### DIRECTIONS
Pictures in the entries below are to be left out; otherwise, reproduce exactly the lines from the first through the line containing "(publikStart) -- (publikTip);".

── INPUT ROWS

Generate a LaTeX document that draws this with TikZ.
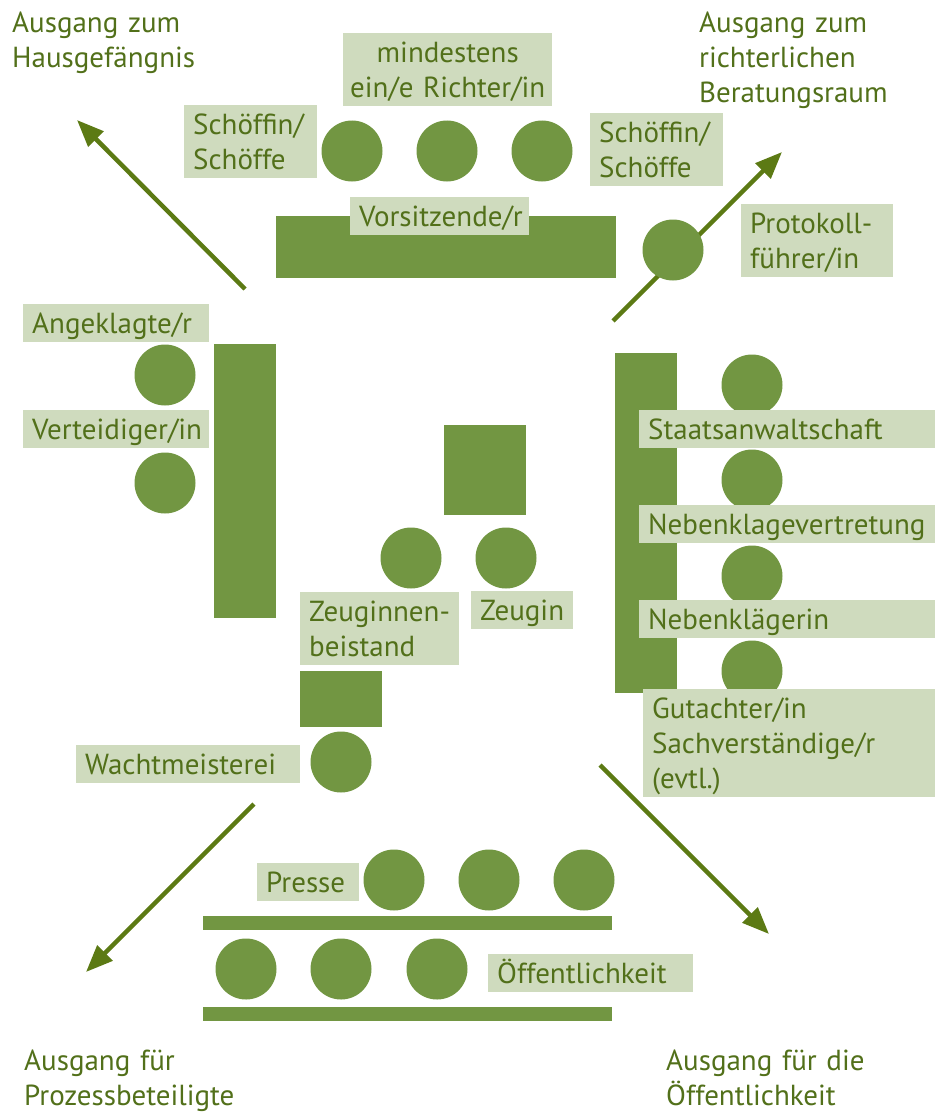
\documentclass[tikz,border=0pt]{standalone}
\usepackage{fontspec}
\setmainfont{PT Sans}
\usepackage{tikz}
\usetikzlibrary{arrows.meta}
\definecolor{deskgreen}{RGB}{114,150,66}
\definecolor{tagbg}{RGB}{207,219,190}
\definecolor{ink}{RGB}{82,112,26}
\definecolor{exitgreen}{RGB}{92,122,20}

\begin{document}
\begin{tikzpicture}[x=1pt,y=-1pt,
  person/.style={circle,fill=deskgreen,minimum size=61pt,inner sep=0pt},
  desk/.style={fill=deskgreen,inner sep=0pt},
  txt/.style={text=ink,font=\fontsize{29}{35}\selectfont,inner ysep=0pt,anchor=north west,align=left,
    execute at begin node=\rule{0pt}{29pt},execute at end node=\rule[-9pt]{0pt}{9pt}},
  tag/.style={txt,fill=tagbg,inner xsep=9pt},
  exit/.style={txt,inner xsep=0pt,text width=260pt},
  arr/.style={-{Triangle[length=27pt,width=21pt]},draw=exitgreen,line width=4.5pt}
]
\useasboundingbox (0,0) rectangle (935,1113);

\coordinate (hausStart) at (245,289);
\coordinate (hausTip) at (77,120);
\coordinate (beratStart) at (613,321);
\coordinate (beratTip) at (782,152);
\coordinate (prozessStart) at (254,804);
\coordinate (prozessTip) at (86,972);
\coordinate (publikStart) at (600,765);
\coordinate (publikTip) at (769,934);
\draw[arr] (hausStart) -- (hausTip);
\draw[arr] (beratStart) -- (beratTip);
\draw[arr] (prozessStart) -- (prozessTip);
\draw[arr] (publikStart) -- (publikTip);

\node[desk,minimum width=340pt,minimum height=62pt] (vorsitzTisch) at (446,247) {};
\node[desk,minimum width=62pt,minimum height=274pt] (tischLinks) at (245,481) {};
\node[desk,minimum width=82pt,minimum height=90pt] (zeugenTisch) at (485,470) {};
\node[desk,minimum width=82pt,minimum height=56pt] (wachtTisch) at (341,699) {};
\node[desk,minimum width=62pt,minimum height=340pt] (tischRechts) at (646,523) {};
\node[desk,minimum width=409pt,minimum height=14pt] (presseBank) at (407.5,923) {};
\node[desk,minimum width=409pt,minimum height=14pt] (publikBank) at (407.5,1014) {};

\node[person] (schoeffeL) at (352,151) {};
\node[person] (richter) at (447,151) {};
\node[person] (schoeffeR) at (542,151) {};
\node[person] (protokoll) at (673,250) {};
\node[person] (angeklagt) at (165,375) {};
\node[person] (verteid) at (165,483) {};
\node[person] (beistand) at (411,558) {};
\node[person] (zeugin) at (506,558) {};
\node[person] (wacht) at (341,762) {};
\node[person] (staats) at (752,385) {};
\node[person] (vertret) at (752,480) {};
\node[person] (klaegerin) at (752,576) {};
\node[person] (gutacht) at (752,671) {};
\node[person] (presse1) at (394,880) {};
\node[person] (presse2) at (489,880) {};
\node[person] (presse3) at (584,880) {};
\node[person] (publik1) at (246,969) {};
\node[person] (publik2) at (341,969) {};
\node[person] (publik3) at (437,969) {};

\node[tag,inner xsep=3pt,text width=203pt,align=center] (richterTag) at (343,33) {mindestens\\ein/e Richter/in};
\node[tag,text width=115pt] (schoeffeLTag) at (184,105) {Schöffin/\\Schöffe};
\node[tag,text width=115pt] (schoeffeRTag) at (590,113) {Schöffin/\\Schöffe};
\node[tag,text width=161pt] (vorsitzTag) at (350,197) {Vorsitzende/r};
\node[tag,text width=134pt] (protokollTag) at (741,204) {Protokoll-\\führer/in};
\node[tag,text width=168pt] (angeklagtTag) at (23,304) {Angeklagte/r};
\node[tag,text width=168pt] (verteidTag) at (23,410) {Verteidiger/in};
\node[tag,text width=84pt] (zeuginTag) at (471,591) {Zeugin};
\node[tag,text width=141pt] (beistandTag) at (300,592) {Zeuginnen-\\beistand};
\node[tag,text width=206pt] (wachtTag) at (76,745) {Wachtmeisterei};
\node[tag,text width=278pt] (staatsTag) at (639,410) {Staatsanwaltschaft};
\node[tag,text width=278pt] (vertretTag) at (639,505) {Nebenklagevertretung};
\node[tag,text width=278pt] (klaegerinTag) at (639,600) {Nebenklägerin};
\node[tag,text width=274pt] (gutachtTag) at (643,689) {Gutachter/in\\Sachverständige/r\\(evtl.)};
\node[tag,text width=84pt] (presseTag) at (257,863) {Presse};
\node[tag,text width=187pt] (publikTag) at (488,954) {Öffentlichkeit};

\node[exit] (exitHaus) at (12,3) {Ausgang zum\\Hausgefängnis};
\node[exit] (exitBerat) at (699,3) {Ausgang zum\\richterlichen\\Beratungsraum};
\node[exit] (exitProzess) at (24,1041) {Ausgang für\\Prozessbeteiligte};
\node[exit] (exitPublik) at (666,1041) {Ausgang für die\\Öffentlichkeit};
\end{tikzpicture}
\end{document}
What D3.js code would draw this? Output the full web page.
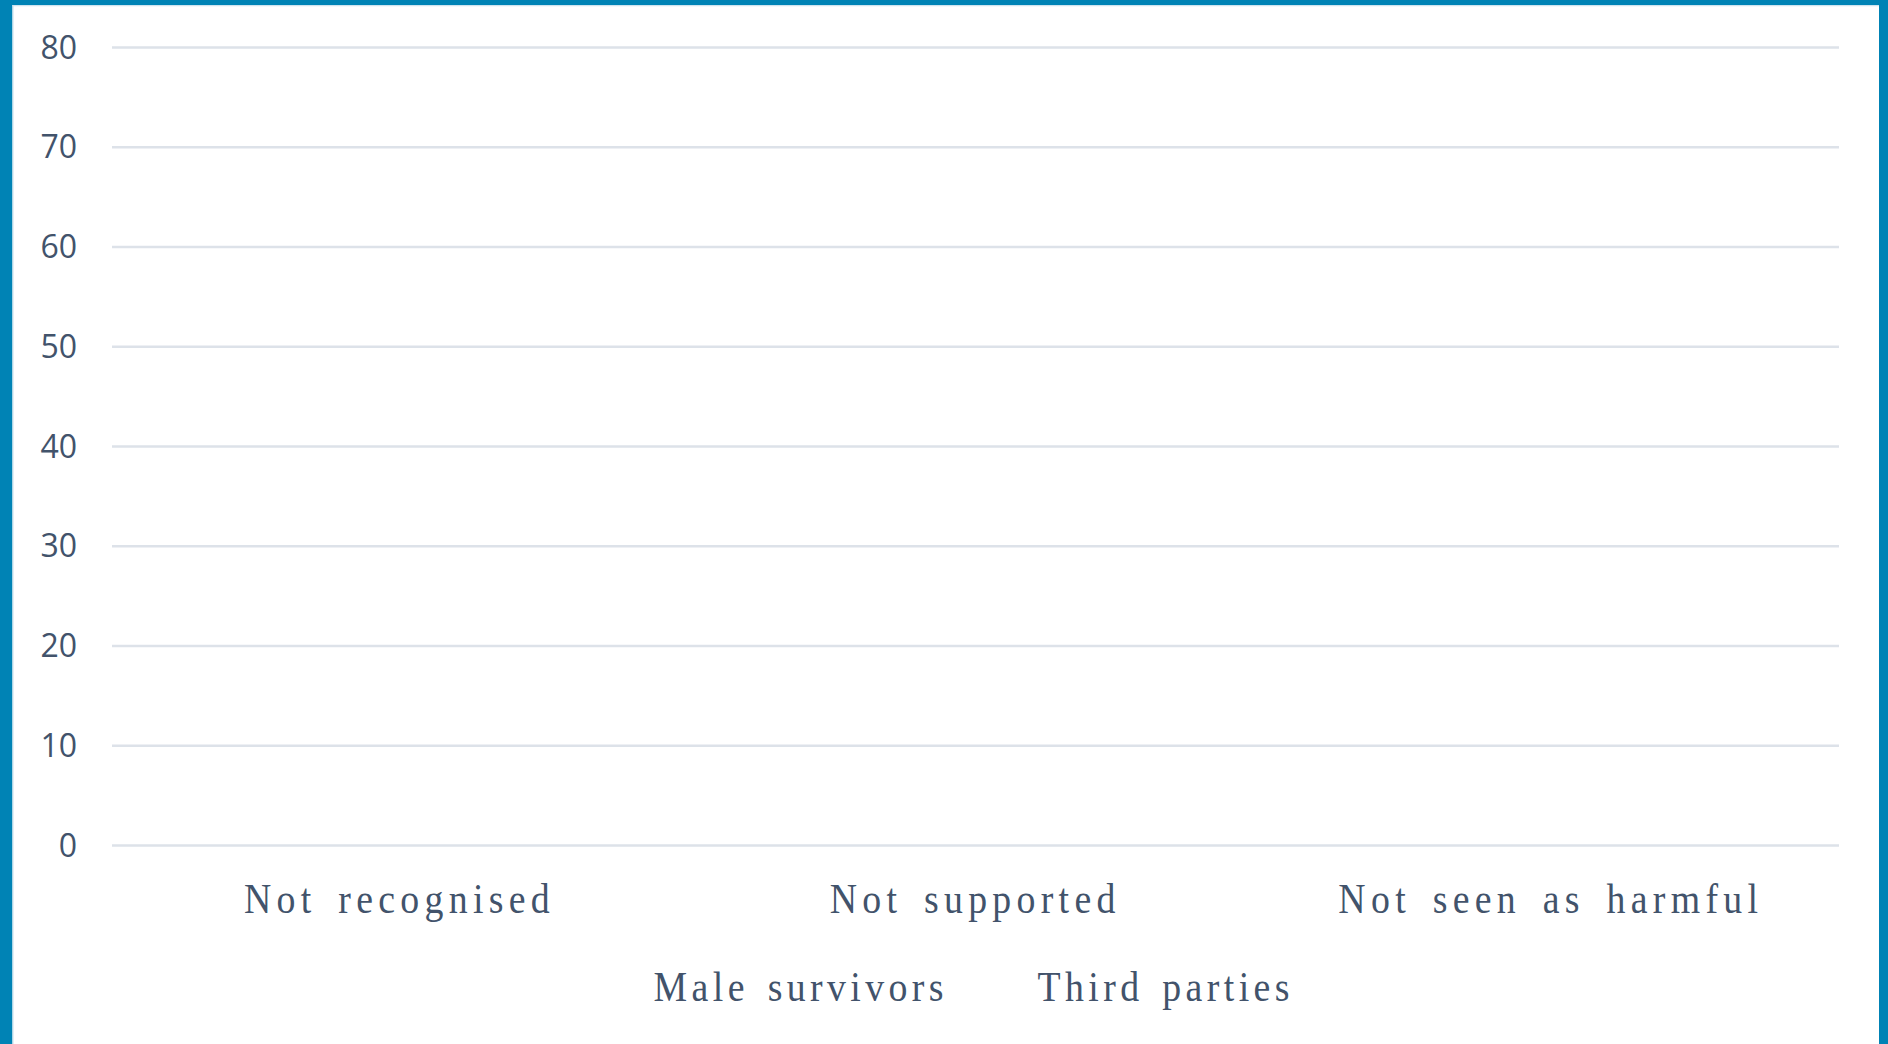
<!DOCTYPE html>
<html><head><meta charset="utf-8">
<script src="https://cdn.jsdelivr.net/npm/d3@7"></script>
<style>html,body{margin:0;padding:0;background:#fff;overflow:hidden}</style>
</head><body>
<svg id="c" width="1888" height="1044"></svg>
<script>
const categories = ["Not recognised", "Not supported", "Not seen as harmful"];
const seriesNames = ["Male survivors", "Third parties"];
const maleSurvivors = [0, 0, 0];
const thirdParties = [0, 0, 0];
const yTickValues = [0, 10, 20, 30, 40, 50, 60, 70, 80];

const W = 1888, H = 1044;
const plot = {left: 112, right: 1839, top: 47, bottom: 845};
const textColor = "#42536b";
const svg = d3.select("#c");

svg.append("rect").attr("width", W).attr("height", H).attr("fill", "#fff");

const x = d3.scaleBand().domain(categories).range([plot.left, plot.right]).padding(0);
const xs = d3.scaleBand().domain(seriesNames).range([0, x.bandwidth()]).paddingInner(0.1).paddingOuter(1.5);
const y = d3.scaleLinear().domain([0, 80]).range([plot.bottom, plot.top]);

// gridlines + y tick labels
const yAxis = d3.axisLeft(y).tickValues(yTickValues).tickSize(-(plot.right - plot.left)).tickPadding(35).tickFormat(d3.format("d"));
const ga = svg.append("g").attr("transform", `translate(${plot.left},0)`).call(yAxis);
ga.select(".domain").remove();
ga.selectAll(".tick line").attr("stroke", "#dde2e9").attr("stroke-width", 2.6);
ga.selectAll(".tick text").attr("fill", textColor).attr("font-family", "'Open Sans', sans-serif")
  .attr("font-size", 32).attr("dy", "0.35em");

// bars (all zero in the reference)
const seriesData = [maleSurvivors, thirdParties];
const colors = ["#4472c4", "#ed7d31"];
seriesNames.forEach((s, si) => {
  svg.append("g").selectAll("rect").data(seriesData[si]).join("rect")
    .attr("x", (d, i) => x(categories[i]) + xs(s))
    .attr("width", xs.bandwidth())
    .attr("y", d => y(d))
    .attr("height", d => y(0) - y(d))
    .attr("fill", colors[si]);
});

// category labels (slightly condensed serif, spaced)
const sx = 0.9, fs = 42;
const catLS = 5.3 / sx, catWS = 7 / sx;
const cg = svg.append("g").selectAll("g").data(categories).join("g")
  .attr("transform", d => `translate(${x(d) + x.bandwidth() / 2 - 3},913) scale(${sx},1)`);
cg.append("text").text(d => d)
  .attr("text-anchor", "middle").attr("dx", catLS / 2)
  .attr("font-family", "'Liberation Serif', 'Times New Roman', serif")
  .attr("font-size", fs).attr("letter-spacing", catLS).attr("word-spacing", catWS)
  .attr("fill", textColor);

// legend
const legLS = 4.4 / sx, legWS = 5 / sx, gap = 94;
const lg = svg.append("g");
const items = lg.selectAll("g").data(seriesNames).join("g");
const lt = items.append("text").text(d => d)
  .attr("font-family", "'Liberation Serif', 'Times New Roman', serif")
  .attr("font-size", fs).attr("letter-spacing", legLS).attr("word-spacing", legWS)
  .attr("fill", textColor)
  .attr("transform", `scale(${sx},1)`);
const widths = [];
lt.each(function () { widths.push((this.getComputedTextLength() - legLS) * sx); });
const total = d3.sum(widths) + gap * (widths.length - 1);
let start = (plot.left + plot.right) / 2 - 4 - total / 2;
items.attr("transform", (d, i) => {
  const t = `translate(${start},1001)`;
  start += widths[i] + gap;
  return t;
});

// border frame
const blue = "#0083b5";
svg.append("rect").attr("x", 0).attr("y", 0).attr("width", 12.5).attr("height", H).attr("fill", blue);
svg.append("rect").attr("x", 0).attr("y", 0).attr("width", W).attr("height", 5).attr("fill", blue);
svg.append("rect").attr("x", 1879).attr("y", 0).attr("width", 9).attr("height", H).attr("fill", blue);
svg.append("line").attr("x1", 13).attr("x2", 13).attr("y1", 5).attr("y2", H).attr("stroke", "#cfe4ef").attr("stroke-width", 1.2);
svg.append("line").attr("x1", 12.5).attr("x2", 1879).attr("y1", 5.6).attr("y2", 5.6).attr("stroke", "#cfe4ef").attr("stroke-width", 1.2);
</script>
</body></html>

────

### ANSWER TO THE PROBLEM
Generate a LaTeX document that draws this with TikZ.
\documentclass[tikz,border=0pt]{standalone}
\usepackage{fontspec}
\setmainfont{PT Sans}
\usepackage{tikz}
\usetikzlibrary{arrows.meta}
\definecolor{deskgreen}{RGB}{114,150,66}
\definecolor{tagbg}{RGB}{207,219,190}
\definecolor{ink}{RGB}{82,112,26}
\definecolor{exitgreen}{RGB}{92,122,20}

\begin{document}
\begin{tikzpicture}[x=1pt,y=-1pt,
  person/.style={circle,fill=deskgreen,minimum size=61pt,inner sep=0pt},
  desk/.style={fill=deskgreen,inner sep=0pt},
  txt/.style={text=ink,font=\fontsize{29}{35}\selectfont,inner ysep=0pt,anchor=north west,align=left,
    execute at begin node=\rule{0pt}{29pt},execute at end node=\rule[-9pt]{0pt}{9pt}},
  tag/.style={txt,fill=tagbg,inner xsep=9pt},
  exit/.style={txt,inner xsep=0pt,text width=260pt},
  arr/.style={-{Triangle[length=27pt,width=21pt]},draw=exitgreen,line width=4.5pt}
]
\useasboundingbox (0,0) rectangle (935,1113);

\coordinate (hausStart) at (245,289);
\coordinate (hausTip) at (77,120);
\coordinate (beratStart) at (613,321);
\coordinate (beratTip) at (782,152);
\coordinate (prozessStart) at (254,804);
\coordinate (prozessTip) at (86,972);
\coordinate (publikStart) at (600,765);
\coordinate (publikTip) at (769,934);
\draw[arr] (hausStart) -- (hausTip);
\draw[arr] (beratStart) -- (beratTip);
\draw[arr] (prozessStart) -- (prozessTip);
\draw[arr] (publikStart) -- (publikTip);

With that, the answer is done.